Mommy Power!

My wife is a Superhero. Kayla told her so. Actually, she told Nikki.
Kayla's purse (or, more precisely, the clip on the strap of her purse) was broken. Nikki noticed this, and pointed it out to her kid sister, who told her something I've known for quite some time now:
It's okay... mommy can fix it. She has special powers.
When I asked Kayla to move her laundry hamper today, she reasserted her mom's claim to otherworldly status.
I can't do it, daddy. I don't have special powers like mommy does.
I've said it many times before. You just can't make this stuff up.


3 Comments:
Hey, sorry if I posted too much information on that last post. I see that the whole post has been deleted. It's a dangerous world we live in, unfortunately.
Not because of you - actually, kind of because of you, and Katrina, and romy - three of the wisest women I know expressed concern over the nature of the post, and I decided it would be best to just take it down. There are plenty of people flying that particular flag these days (and more so to come, to be sure), so it's probably okay that my little blog doesn't have it.

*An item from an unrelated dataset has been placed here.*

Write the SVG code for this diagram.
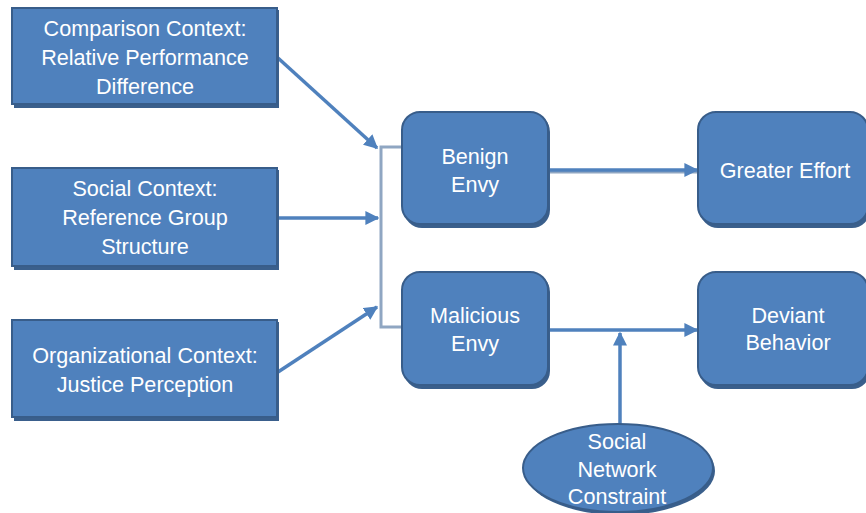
<svg xmlns="http://www.w3.org/2000/svg" width="866" height="513" viewBox="0 0 866 513">
<defs>
<style>
.n{fill:#4f81bd;stroke:#385d8a;stroke-width:2}
.sh{fill:#3a5f8c}
.t{font-family:"Liberation Sans",Arial,sans-serif;font-size:21.6px;fill:#ffffff;text-anchor:middle}
.c{fill:none;stroke:#4f81bd;stroke-width:3.5}
.g{fill:none;stroke:#8fa6c2;stroke-width:3}
</style>
<marker id="a" viewBox="0 0 10 10" refX="9" refY="5" markerWidth="4" markerHeight="4" orient="auto"><path d="M0,0 L10,5 L0,10 z" fill="#4f81bd"/></marker>
<marker id="o" viewBox="0 0 10 10" refX="9" refY="5" markerWidth="4" markerHeight="4" orient="auto"><path d="M1,1 L9,5 L1,9" fill="none" stroke="#4f81bd" stroke-width="2"/></marker>
</defs>
<rect width="866" height="513" fill="#ffffff"/>
<g id="connectors">
<path class="g" d="M447,147 L381,147 L381,327 L403,327"/>
<path d="M426,147 L426,160" fill="none" stroke="#7f9cc0" stroke-width="1.5" marker-end="url(#o)"/>
<line class="c" x1="278" y1="58" x2="377" y2="148" marker-end="url(#a)"/>
<line class="c" x1="278" y1="218" x2="378" y2="218" marker-end="url(#a)"/>
<line class="c" x1="278" y1="372" x2="377" y2="307" marker-end="url(#a)"/>
<line class="g" x1="549" y1="172" x2="697" y2="172"/>
<line class="c" x1="549" y1="170" x2="697" y2="170" marker-end="url(#a)"/>
<line class="c" x1="549" y1="330" x2="697" y2="330" marker-end="url(#a)"/>
<line class="c" x1="620" y1="425" x2="620" y2="333" marker-end="url(#a)"/>
</g>
<g id="n1"><rect class="sh" x="14" y="10" width="265" height="98"/><rect class="n" x="12" y="8" width="265" height="96"/>
<text class="t" x="145" y="36">Comparison Context:</text><text class="t" x="145" y="65">Relative Performance</text><text class="t" x="145" y="94">Difference</text></g>
<g id="n2"><rect class="sh" x="14" y="170" width="265" height="100"/><rect class="n" x="12" y="168" width="265" height="98"/>
<text class="t" x="145" y="196">Social Context:</text><text class="t" x="145" y="225">Reference Group</text><text class="t" x="145" y="254">Structure</text></g>
<g id="n3"><rect class="sh" x="14" y="322" width="265" height="99"/><rect class="n" x="12" y="320" width="265" height="97"/>
<text class="t" x="145" y="363">Organizational Context:</text><text class="t" x="145" y="392">Justice Perception</text></g>
<g id="n4"><rect class="sh" x="404" y="114" width="146" height="114" rx="18"/><rect class="n" x="402" y="112" width="146" height="112" rx="18"/>
<text class="t" x="475" y="164">Benign</text><text class="t" x="475" y="192">Envy</text></g>
<g id="n5"><rect class="sh" x="700" y="114" width="170" height="114" rx="18"/><rect class="n" x="698" y="112" width="170" height="112" rx="18"/>
<text class="t" x="785" y="178">Greater Effort</text></g>
<g id="n6"><rect class="sh" x="404" y="274" width="146" height="115" rx="18"/><rect class="n" x="402" y="272" width="146" height="113" rx="18"/>
<text class="t" x="475" y="323">Malicious</text><text class="t" x="475" y="351">Envy</text></g>
<g id="n7"><rect class="sh" x="700" y="274" width="170" height="115" rx="18"/><rect class="n" x="698" y="272" width="170" height="113" rx="18"/>
<text class="t" x="788" y="323">Deviant</text><text class="t" x="788" y="350">Behavior</text></g>
<g id="n8"><ellipse class="sh" cx="620" cy="471" rx="95" ry="44"/><ellipse class="n" cx="618" cy="468" rx="95" ry="44"/>
<text class="t" x="617" y="449">Social</text><text class="t" x="617" y="477">Network</text><text class="t" x="617" y="504">Constraint</text></g>
</svg>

Scott, I've continued your deleted discussion on my blog, in a little safer format. I would really like it if you could post the text of that article, or at least an abridged version of it, in a comment on my post. It would take a little reformatting, though, as you will see if you read my post, so I don't know if you will have time to do it in the next few days (before I take my post down also). If you can, great. If not, no big deal. Mostly, I thought you'd like to see the info I've posted, so I wanted to notify you of its presence.